As the United States withdraws its military forces from parts of Africa, the Middle East, and South Asia, Russia is expanding its influence in these and other areas. But instead of deploying conventional Russian soldiers, Moscow has turned to special operations forces, intelligence units, and private military companies (PMCs) like the Wagner Group to do its bidding. Russia’s strategy is straightforward: to undermine U.S. power and increase Moscow’s influence using low-profile, deniable forces like PMCs that can do everything from providing foreign leaders with security to training, advising, and assisting partner security forces.

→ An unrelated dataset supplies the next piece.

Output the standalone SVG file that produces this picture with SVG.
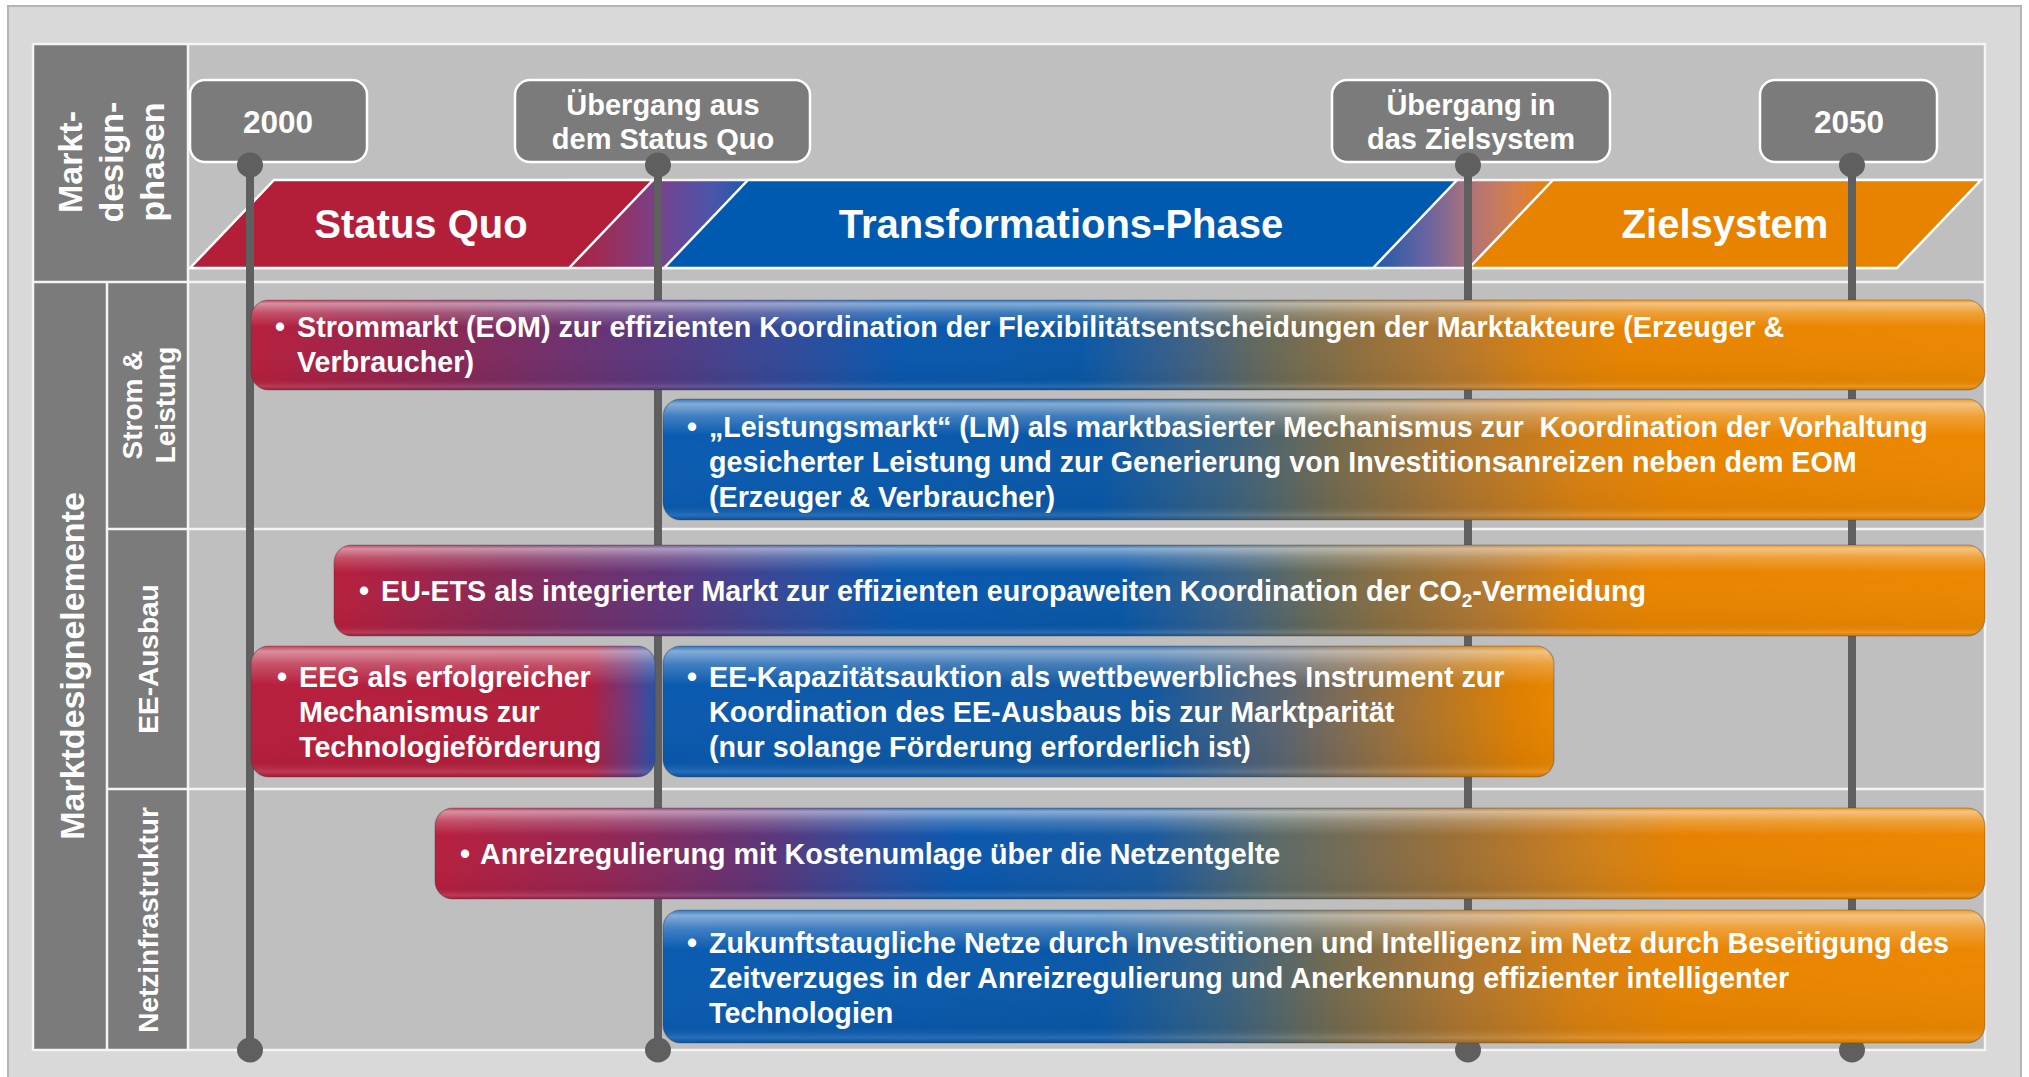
<svg xmlns="http://www.w3.org/2000/svg" width="2029" height="1077" viewBox="0 0 2029 1077">
<style>
.grid{stroke:#f4f4f4;stroke-width:2.5;fill:none}
.hdr{fill:#7a7b7a}
.lbl{font-family:'Liberation Sans',Arial,sans-serif;font-weight:bold;fill:#fff}
.ph{font-size:40px;text-anchor:middle}
.ms{font-size:29px;text-anchor:middle}
.yr{font-size:31.5px;text-anchor:middle}
.rot34{font-size:34px;text-anchor:middle}
.rot28{font-size:28px;text-anchor:middle}
.bt{font-size:28.7px}
.bul{font-size:28.7px;text-anchor:middle}
.box{fill:#7a7b7a;stroke:#fff;stroke-width:2.5}
.phase{stroke:#fff;stroke-width:2.5}
.pin{stroke:#5e5f5e;stroke-width:8;fill:none}
.dot{fill:#5e5f5e}
.gl{fill:url(#gloss)}
.edge{fill:none;stroke:rgba(60,60,60,0.35);stroke-width:1.2}
</style>
<defs>
<linearGradient id="gloss" x1="0" y1="0" x2="0" y2="1">
<stop offset="0" stop-color="#fff" stop-opacity="0.15"/>
<stop offset="0.04" stop-color="#fff" stop-opacity="0.5"/>
<stop offset="0.14" stop-color="#fff" stop-opacity="0.22"/>
<stop offset="0.3" stop-color="#fff" stop-opacity="0"/>
<stop offset="0.88" stop-color="#000" stop-opacity="0.04"/>
<stop offset="0.96" stop-color="#fff" stop-opacity="0.12"/>
<stop offset="1" stop-color="#000" stop-opacity="0.1"/>
</linearGradient>
<linearGradient id="pc1" gradientUnits="userSpaceOnUse" x1="569" y1="0" x2="748" y2="0">
<stop offset="0" stop-color="#b01f3c"/>
<stop offset="0.3" stop-color="#903468"/>
<stop offset="0.55" stop-color="#704594"/>
<stop offset="0.8" stop-color="#4a55aa"/>
<stop offset="1" stop-color="#1a5ab0"/>
</linearGradient>
<linearGradient id="pc2" gradientUnits="userSpaceOnUse" x1="1373" y1="0" x2="1553" y2="0">
<stop offset="0" stop-color="#1c5aac"/>
<stop offset="0.3" stop-color="#6a64a0"/>
<stop offset="0.55" stop-color="#b07478"/>
<stop offset="0.8" stop-color="#d87e48"/>
<stop offset="1" stop-color="#e88200"/>
</linearGradient>
<linearGradient id="g1" gradientUnits="userSpaceOnUse" x1="0" y1="0" x2="2000" y2="0">
<stop offset="0.125" stop-color="#b81f3d"/>
<stop offset="0.225" stop-color="#8a2856"/>
<stop offset="0.325" stop-color="#5a3880"/>
<stop offset="0.4" stop-color="#2e4c9c"/>
<stop offset="0.45" stop-color="#0a58ae"/>
<stop offset="0.54" stop-color="#0a58a8"/>
<stop offset="0.59" stop-color="#3a6088"/>
<stop offset="0.635" stop-color="#686a58"/>
<stop offset="0.68" stop-color="#90703e"/>
<stop offset="0.725" stop-color="#b27830"/>
<stop offset="0.77" stop-color="#d88010"/>
<stop offset="0.81" stop-color="#e88400"/>
<stop offset="1" stop-color="#ec8800"/>
</linearGradient>
<linearGradient id="g3" gradientUnits="userSpaceOnUse" x1="0" y1="0" x2="2000" y2="0">
<stop offset="0.167" stop-color="#b81f3d"/>
<stop offset="0.25" stop-color="#8a2856"/>
<stop offset="0.34" stop-color="#5a3880"/>
<stop offset="0.4" stop-color="#2e4c9c"/>
<stop offset="0.45" stop-color="#0a58ae"/>
<stop offset="0.56" stop-color="#0a58a8"/>
<stop offset="0.615" stop-color="#3a6288"/>
<stop offset="0.657" stop-color="#686a58"/>
<stop offset="0.7" stop-color="#90703e"/>
<stop offset="0.7435" stop-color="#b27830"/>
<stop offset="0.785" stop-color="#d88010"/>
<stop offset="0.825" stop-color="#e88400"/>
<stop offset="1" stop-color="#ec8800"/>
</linearGradient>
<linearGradient id="g6" gradientUnits="userSpaceOnUse" x1="0" y1="0" x2="2000" y2="0">
<stop offset="0.2175" stop-color="#b81f3d"/>
<stop offset="0.3" stop-color="#962654"/>
<stop offset="0.38" stop-color="#603478"/>
<stop offset="0.44" stop-color="#2a4ea0"/>
<stop offset="0.48" stop-color="#0a58ae"/>
<stop offset="0.575" stop-color="#1a5aa0"/>
<stop offset="0.635" stop-color="#5a6a6a"/>
<stop offset="0.68" stop-color="#7a6c50"/>
<stop offset="0.725" stop-color="#9a7038"/>
<stop offset="0.765" stop-color="#b87828"/>
<stop offset="0.8" stop-color="#d08018"/>
<stop offset="0.84" stop-color="#e68200"/>
<stop offset="1" stop-color="#ec8800"/>
</linearGradient>
<linearGradient id="g2" gradientUnits="userSpaceOnUse" x1="0" y1="0" x2="2000" y2="0">
<stop offset="0.3315" stop-color="#0a5cb2"/>
<stop offset="0.55" stop-color="#0a58a8"/>
<stop offset="0.615" stop-color="#3a6280"/>
<stop offset="0.665" stop-color="#706a50"/>
<stop offset="0.725" stop-color="#a87432"/>
<stop offset="0.79" stop-color="#d88010"/>
<stop offset="0.84" stop-color="#e88400"/>
<stop offset="1" stop-color="#ec8800"/>
</linearGradient>
<linearGradient id="g5" gradientUnits="userSpaceOnUse" x1="0" y1="0" x2="2000" y2="0">
<stop offset="0.3315" stop-color="#0a5ab0"/>
<stop offset="0.575" stop-color="#1258a0"/>
<stop offset="0.64" stop-color="#5a6470"/>
<stop offset="0.7" stop-color="#a07238"/>
<stop offset="0.76" stop-color="#e08000"/>
<stop offset="0.777" stop-color="#e88600"/>
</linearGradient>
<linearGradient id="g4" gradientUnits="userSpaceOnUse" x1="0" y1="0" x2="2000" y2="0">
<stop offset="0.1255" stop-color="#b81f3d"/>
<stop offset="0.295" stop-color="#b01f3e"/>
<stop offset="0.315" stop-color="#6a3a80"/>
<stop offset="0.3275" stop-color="#2a52a8"/>
</linearGradient>
</defs>

<g id="background">
<rect x="8" y="6" width="2013" height="1080" fill="#d9d9d9" stroke="#b5b5b5" stroke-width="2"/>
<rect x="33" y="44" width="1952" height="1006" fill="#bfbfbf"/>
<rect class="hdr" x="33" y="44" width="155" height="238"/>
<rect class="hdr" x="33" y="282" width="74" height="768"/>
<rect class="hdr" x="107" y="282" width="81" height="768"/>
<rect class="grid" x="33" y="44" width="1952" height="1006"/>
<line class="grid" x1="188" y1="44" x2="188" y2="1050"/>
<line class="grid" x1="33" y1="282" x2="1985" y2="282"/>
<line class="grid" x1="107" y1="282" x2="107" y2="1050"/>
<line class="grid" x1="107" y1="529" x2="1985" y2="529"/>
<line class="grid" x1="107" y1="789" x2="1985" y2="789"/>
</g>

<g id="row-labels">
<g id="label-phasen">
<text class="lbl rot34" transform="translate(82,162) rotate(-90)">Markt-</text>
<text class="lbl rot34" transform="translate(123,162) rotate(-90)">design-</text>
<text class="lbl rot34" transform="translate(164,162) rotate(-90)">phasen</text>
</g>
<text id="label-elemente" class="lbl rot34" transform="translate(84,666) rotate(-90)">Marktdesignelemente</text>
<g id="label-strom">
<text class="lbl rot28" transform="translate(142,405) rotate(-90)">Strom &amp;</text>
<text class="lbl rot28" transform="translate(175,405) rotate(-90)">Leistung</text>
</g>
<text id="label-ee" class="lbl rot28" transform="translate(158,659) rotate(-90)">EE-Ausbau</text>
<text id="label-netz" class="lbl rot28" transform="translate(158,920) rotate(-90)">Netzinfrastruktur</text>
</g>

<g id="phases">
<polygon fill="url(#pc1)" points="569,268 653,180 748,180 664,268"/>
<polygon fill="url(#pc2)" points="1373,268 1457,180 1553,180 1469,268"/>
<line class="grid" x1="569" y1="180" x2="1981" y2="180"/>
<line class="grid" x1="190" y1="268" x2="1897" y2="268"/>
<g id="phase-status-quo">
<polygon class="phase" fill="#b31f39" points="190,268 274,180 653,180 569,268"/>
<text class="lbl ph" x="421" y="238">Status Quo</text>
</g>
<g id="phase-transformation">
<polygon class="phase" fill="#005bb0" points="664,268 748,180 1457,180 1373,268"/>
<text class="lbl ph" x="1061" y="238">Transformations-Phase</text>
</g>
<g id="phase-ziel">
<polygon class="phase" fill="#e88300" points="1469,268 1553,180 1981,180 1897,268"/>
<text class="lbl ph" x="1725" y="238">Zielsystem</text>
</g>
</g>

<g id="milestones">
<g id="ms-2000">
<rect class="box" x="190" y="80" width="177" height="82" rx="15"/>
<text class="lbl yr" x="278" y="133">2000</text>
</g>
<g id="ms-uebergang-aus">
<rect class="box" x="515" y="80" width="295" height="82" rx="15"/>
<text class="lbl ms" x="663" y="115">Übergang aus</text>
<text class="lbl ms" x="663" y="149">dem Status Quo</text>
</g>
<g id="ms-uebergang-in">
<rect class="box" x="1332" y="80" width="278" height="82" rx="15"/>
<text class="lbl ms" x="1471" y="115">Übergang in</text>
<text class="lbl ms" x="1471" y="149">das Zielsystem</text>
</g>
<g id="ms-2050">
<rect class="box" x="1760" y="80" width="177" height="82" rx="15"/>
<text class="lbl yr" x="1849" y="133">2050</text>
</g>
</g>

<g id="connectors">
<line class="pin" x1="250" y1="165" x2="250" y2="1050"/>
<line class="pin" x1="658" y1="165" x2="658" y2="1050"/>
<line class="pin" x1="1468" y1="165" x2="1468" y2="1050"/>
<line class="pin" x1="1852" y1="165" x2="1852" y2="1050"/>
<ellipse class="dot" cx="250" cy="165" rx="13" ry="12.5"/>
<ellipse class="dot" cx="658" cy="165" rx="13" ry="12.5"/>
<ellipse class="dot" cx="1468" cy="165" rx="13" ry="12.5"/>
<ellipse class="dot" cx="1852" cy="165" rx="13" ry="12.5"/>
<ellipse class="dot" cx="250" cy="1050" rx="13" ry="12.5"/>
<ellipse class="dot" cx="658" cy="1050" rx="13" ry="12.5"/>
<ellipse class="dot" cx="1468" cy="1050" rx="13" ry="12.5"/>
<ellipse class="dot" cx="1852" cy="1050" rx="13" ry="12.5"/>
</g>

<g id="bars">
<g id="bar-strommarkt">
<rect x="251" y="300" width="1734" height="90" rx="18" fill="url(#g1)"/>
<rect class="gl" x="251" y="300" width="1734" height="90" rx="18"/>
<rect class="edge" x="251" y="300" width="1734" height="90" rx="18"/>
<text class="lbl bul" x="280" y="337">•</text>
<text class="lbl bt" x="297" y="337">Strommarkt (EOM) zur effizienten Koordination der Flexibilitätsentscheidungen der Marktakteure (Erzeuger &amp;</text>
<text class="lbl bt" x="297" y="372">Verbraucher)</text>
</g>
<g id="bar-leistungsmarkt">
<rect x="663" y="399" width="1322" height="121" rx="18" fill="url(#g2)"/>
<rect class="gl" x="663" y="399" width="1322" height="121" rx="18"/>
<rect class="edge" x="663" y="399" width="1322" height="121" rx="18"/>
<text class="lbl bul" x="692" y="437">•</text>
<text class="lbl bt" x="709" y="437">„Leistungsmarkt“ (LM) als marktbasierter Mechanismus zur&#160; Koordination der Vorhaltung</text>
<text class="lbl bt" x="709" y="472">gesicherter Leistung und zur Generierung von Investitionsanreizen neben dem EOM</text>
<text class="lbl bt" x="709" y="507">(Erzeuger &amp; Verbraucher)</text>
</g>
<g id="bar-eu-ets">
<rect x="334" y="545" width="1651" height="91" rx="18" fill="url(#g3)"/>
<rect class="gl" x="334" y="545" width="1651" height="91" rx="18"/>
<rect class="edge" x="334" y="545" width="1651" height="91" rx="18"/>
<text class="lbl bul" x="364" y="601">•</text>
<text class="lbl bt" x="381" y="601">EU-ETS als integrierter Markt zur effizienten europaweiten Koordination der CO<tspan font-size="19" dy="6">2</tspan><tspan dy="-6">-Vermeidung</tspan></text>
</g>
<g id="bar-eeg">
<rect x="251" y="646" width="404" height="131" rx="18" fill="url(#g4)"/>
<rect class="gl" x="251" y="646" width="404" height="131" rx="18"/>
<rect class="edge" x="251" y="646" width="404" height="131" rx="18"/>
<text class="lbl bul" x="282" y="687">•</text>
<text class="lbl bt" x="299" y="687">EEG als erfolgreicher</text>
<text class="lbl bt" x="299" y="722">Mechanismus zur</text>
<text class="lbl bt" x="299" y="757">Technologieförderung</text>
</g>
<g id="bar-ee-auktion">
<rect x="663" y="646" width="891" height="131" rx="18" fill="url(#g5)"/>
<rect class="gl" x="663" y="646" width="891" height="131" rx="18"/>
<rect class="edge" x="663" y="646" width="891" height="131" rx="18"/>
<text class="lbl bul" x="692" y="687">•</text>
<text class="lbl bt" x="709" y="687">EE-Kapazitätsauktion als wettbewerbliches Instrument zur</text>
<text class="lbl bt" x="709" y="722">Koordination des EE-Ausbaus bis zur Marktparität</text>
<text class="lbl bt" x="709" y="757">(nur solange Förderung erforderlich ist)</text>
</g>
<g id="bar-anreiz">
<rect x="435" y="808" width="1550" height="91" rx="18" fill="url(#g6)"/>
<rect class="gl" x="435" y="808" width="1550" height="91" rx="18"/>
<rect class="edge" x="435" y="808" width="1550" height="91" rx="18"/>
<text class="lbl bul" x="465" y="864">•</text>
<text class="lbl bt" x="480" y="864">Anreizregulierung mit Kostenumlage über die Netzentgelte</text>
</g>
<g id="bar-netze">
<rect x="663" y="910" width="1322" height="133" rx="18" fill="url(#g2)"/>
<rect class="gl" x="663" y="910" width="1322" height="133" rx="18"/>
<rect class="edge" x="663" y="910" width="1322" height="133" rx="18"/>
<text class="lbl bul" x="692" y="953">•</text>
<text class="lbl bt" x="709" y="953">Zukunftstaugliche Netze durch Investitionen und Intelligenz im Netz durch Beseitigung des</text>
<text class="lbl bt" x="709" y="988">Zeitverzuges in der Anreizregulierung und Anerkennung effizienter intelligenter</text>
<text class="lbl bt" x="709" y="1023">Technologien</text>
</g>
</g>
</svg>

Moscow’s use of PMCs has exploded in recent years, reflecting lessons learned from earlier deployments, a growing expansionist mindset, and a desire for economic, geopolitical, and military gains. Ukraine served as one of the first proving grounds for PMCs, beginning in 2014. The Russians then refined the model as these private mercenaries worked with local forces in countries such as Syria and Libya. Over time, Moscow expanded the use of PMCs to sub-Saharan Africa, Latin America, and other regions—including countries such as Sudan, the Central African Republic, Mozambique, Madagascar, and Venezuela. PMCs now fill various roles to undermine U.S. influence and support Russia’s expanding geopolitical, military, and economic interests.
With operations suspected or proven in as many as 30 countries across 4 continents and an increasingly refined and adaptable operational model, PMCs are likely to play a significant role in Russian strategic competition for the foreseeable future.